Morgenstern has carried out non-academic work as a consultant on water development projects, landslide studies and other resource development projects in over twenty countries on six continents. He has assisted in technology transfer to developing countries through the United Nations and other agencies. In Canada, he has advised on a number of foundation problems, he has been a consultant to many of the arctic development projects of the past two decades and has been closely associated with both operating oil sand mines. He has participated in more than 140 dam projects worldwide, as well as in special geotechnical problems in Canada and offshore structures. Morgenstern has published more than 300 technical articles.

== Research and contributions ==

Morgenstern's research and work concentrates on geotechnical aspects of oil sand development, permafrost engineering, dams, mine waste management, numerical modeling of geotechnical structures, progressive ground failure, landslides and risk analysis.

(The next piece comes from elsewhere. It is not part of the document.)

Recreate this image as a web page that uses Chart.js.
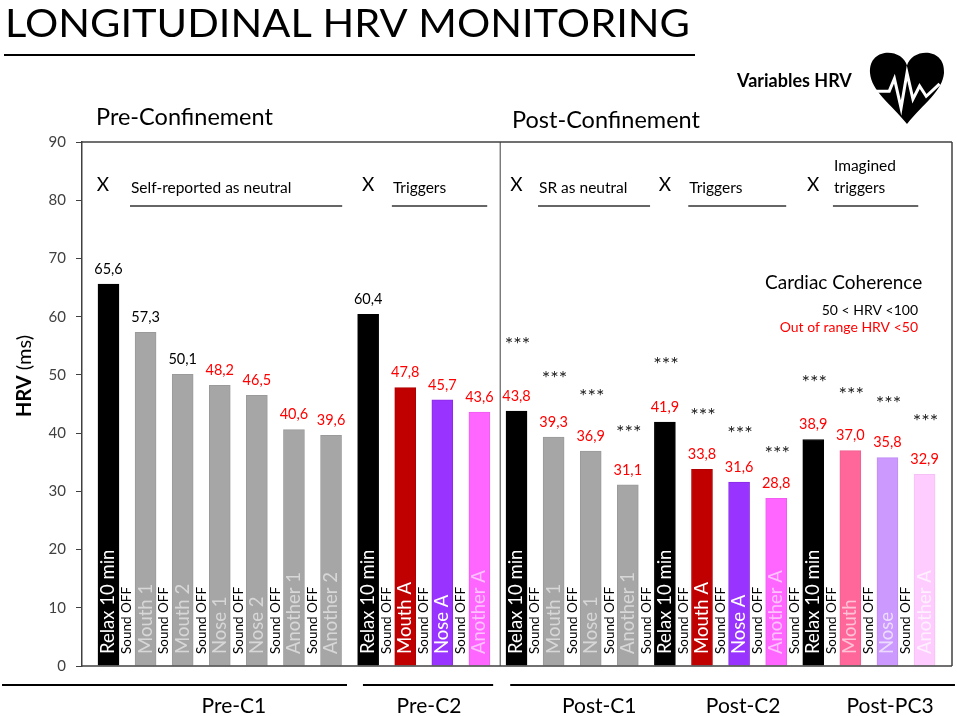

The 1965 publication of his article "The Analysis of the Stability of General Slip Surfaces" with V.E. Price in Géotechnique led to the development of a new limit equilibrium slope stability method called the Morgenstern-Price Method, which is included in various commercial slope stability software programs. This research explored the mechanics of slope stability as it applies to the evaluation of landslides and the design of dams. The 1965 article received the British Geotechnical Association
prize (an award he had also received in 1960).

== Awards and honours ==

Morgenstern is the recipient of over 40 major honours and awards, including honorary degrees from the University of Toronto, Queen's University, and the University of Alberta. He has delivered the prestigious Rankine, Terzaghi, Casagrande, Rocha and Lumb Lectures. Morgenstern is a Fellow of the Royal Society of Canada, the Canadian Academy of Engineering, the Engineering Institute of Canada, and the Canadian Society for Civil Engineering. He is a Foreign Associate of the U.S. National Academy of Engineering, a Foreign Member of the U.K. Royal Academy of Engineering, and a Foreign Fellow of the Indian Academy of Engineering. Morgenstern was inducted into the Alberta Order of Excellence in 1991 and was invested into the Order of Canada in 2001. He was awarded the Queen's Diamond Jubilee Medal in 2012. In 2024, Morgenstern received the Lifetime Achievement Medal from the International Society for Soil Mechanics and Geotechnical Engineering.

== Personal life ==

Morgenstern has been married to his wife Patricia (née Gooderham) since 1960, and the couple have three children and seven grandchildren. Morgenstern had a younger sister, Hilda Friedman.